Equally alarming is the broader context this case reveals. Schools and government offices, which should be spaces of inclusion and empowerment, remain hostile environments for persons with disabilities. Ramps are missing, staircases have no alternatives, toilets are unusable, and even basic facilities like drinking water points are beyond reach. This neglect persists despite a clear three-judge bench ruling from the Supreme Court directing the Centre to establish mandatory, legally enforceable accessibility standards within a fixed timeline. Yet, years after such directives, government departments continue to operate as if accessibility were optional or aspirational, rather than a non-negotiable right.
In this backdrop, the CAT’s order assumes great significance. By questioning the transfer, directing a reasoned decision on the teacher’s representation, and ordering the installation of ramps in all schools, the Tribunal has reaffirmed that accessibility is integral to fundamental rights. Importantly, this relief extends beyond one employee. It benefits students, parents, visitors, and future employees with similar mobility challenges. A ramp at a school does not serve one individual; it opens the institution to an entire section of society that has long been excluded.

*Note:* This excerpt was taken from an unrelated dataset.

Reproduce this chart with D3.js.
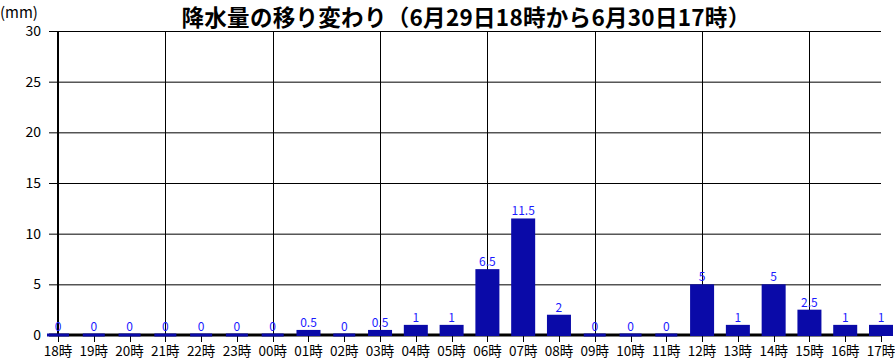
<!DOCTYPE html>
<html><head><meta charset="utf-8">
<script src="https://cdn.jsdelivr.net/npm/d3@7"></script>
<style>
html,body{margin:0;padding:0;background:#fff;}
svg{display:block;}
text{font-family:"Noto Sans CJK JP","Liberation Sans",sans-serif;}
</style></head><body>
<script>
const categories = ["18時","19時","20時","21時","22時","23時","00時","01時","02時","03時","04時","05時","06時","07時","08時","09時","10時","11時","12時","13時","14時","15時","16時","17時"];
const values = [0,0,0,0,0,0,0,0.5,0,0.5,1,1,6.5,11.5,2,0,0,0,5,1,5,2.5,1,1];
const valueLabels = ["0","0","0","0","0","0","0","0.5","0","0.5","1","1","6.5","11.5","2","0","0","0","5","1","5","2.5","1","1"];
const yTicks = [0,5,10,15,20,25,30];
const title = "降水量の移り変わり（6月29日18時から6月30日17時）";
const unitLabel = "(mm)";

const W = 895, H = 359;
const svg = d3.select("body").append("svg").attr("width", W).attr("height", H);

const x = d3.scalePoint().domain(categories).range([58, 881]);
const y = d3.scaleLinear().domain([0, 30]).range([335, 31]);

// title
svg.append("text").attr("x", 466).attr("y", 26).attr("text-anchor", "middle")
  .attr("font-size", 22.5).attr("font-weight", "bold").attr("fill", "#000")
  .attr("letter-spacing", 0.3).text(title);
svg.append("text").attr("x", 0).attr("y", 18).attr("font-size", 15).attr("fill", "#000")
  .attr("font-family", "Liberation Sans, Arial, sans-serif").text(unitLabel);

// horizontal gridlines + y labels
const g = svg.append("g");
yTicks.forEach(t => {
  if (t !== 0) {
    g.append("line").attr("x1", 49).attr("x2", 881).attr("y1", y(t)+0.5).attr("y2", y(t)+0.5)
      .attr("stroke", "#000").attr("stroke-width", 1);
  }
  g.append("text").attr("x", 41).attr("y", y(t)+5).attr("text-anchor", "end")
    .attr("font-size", 14).attr("font-family", "Liberation Sans, Arial, sans-serif").text(t);
});

// vertical gridlines every 3 hours
categories.forEach((c, i) => {
  if (i % 3 === 0 && i > 0) {
    g.append("line").attr("x1", Math.round(x(c))+0.5).attr("x2", Math.round(x(c))+0.5)
      .attr("y1", y(30)).attr("y2", y(0)).attr("stroke", "#000").attr("stroke-width", 1);
  }
});

// axes lines
g.append("line").attr("x1", 58).attr("x2", 58).attr("y1", y(30)).attr("y2", y(0)+1)
  .attr("stroke", "#000").attr("stroke-width", 2);
g.append("line").attr("x1", 49).attr("x2", 881).attr("y1", y(0)).attr("y2", y(0))
  .attr("stroke", "#000").attr("stroke-width", 3);

// x ticks and labels
categories.forEach(c => {
  g.append("line").attr("x1", Math.round(x(c))+0.5).attr("x2", Math.round(x(c))+0.5)
    .attr("y1", y(0)).attr("y2", y(0)+7).attr("stroke", "#000").attr("stroke-width", 1);
  g.append("text").attr("x", x(c)).attr("y", 356).attr("text-anchor", "middle")
    .attr("font-size", 13.5).text(c);
});

// bars
const bw = 24;
svg.append("g").selectAll("rect").data(values).join("rect")
  .attr("x", (d, i) => x(categories[i]) - (d === 0 ? 11 : bw/2))
  .attr("width", (d) => d === 0 ? 22 : bw)
  .attr("y", d => d === 0 ? y(0) - 1.5 : y(d))
  .attr("height", d => d === 0 ? 3 : y(0) - y(d) + 1)
  .attr("fill", "#0a0aa8");

// value labels
svg.append("g").selectAll("text").data(values).join("text")
  .attr("x", (d, i) => x(categories[i]))
  .attr("y", d => y(d) - (d === 0 ? 4 : 3))
  .attr("text-anchor", "middle").attr("font-size", 12)
  .attr("font-family", "Liberation Sans, Arial, sans-serif")
  .attr("fill", "#1a1aff").text((d, i) => valueLabels[i]);
</script>
</body></html>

However, tribunals and courts cannot be the primary drivers of inclusion. CAT has done its duty; the onus now lies squarely on government departments. Accessibility cannot be treated as a luxury or an afterthought. It is a basic necessity. When the State provides jobs to persons with disabilities, it assumes a responsibility to ensure that the workplace enables them to work with dignity and comfort. A little accommodation and adjustment-especially when mandated by law-is not a burden; it is a measure of a humane and civilised administration. Unnecessary harassment of disabled employees, forcing them into litigation for basic rights, serves no one’s cause. It wastes public resources, clogs courts, and inflicts avoidable mental and physical stress on individuals who are already fighting structural barriers every day. The solution is neither complex nor expensive. Start with ramps. Extend accessibility to classrooms, offices, toilets, and pathways. Enforce the law in letter and spirit. Accessibility is not charity. It is justice. And justice delayed or denied to persons with disabilities cannot be justified at all.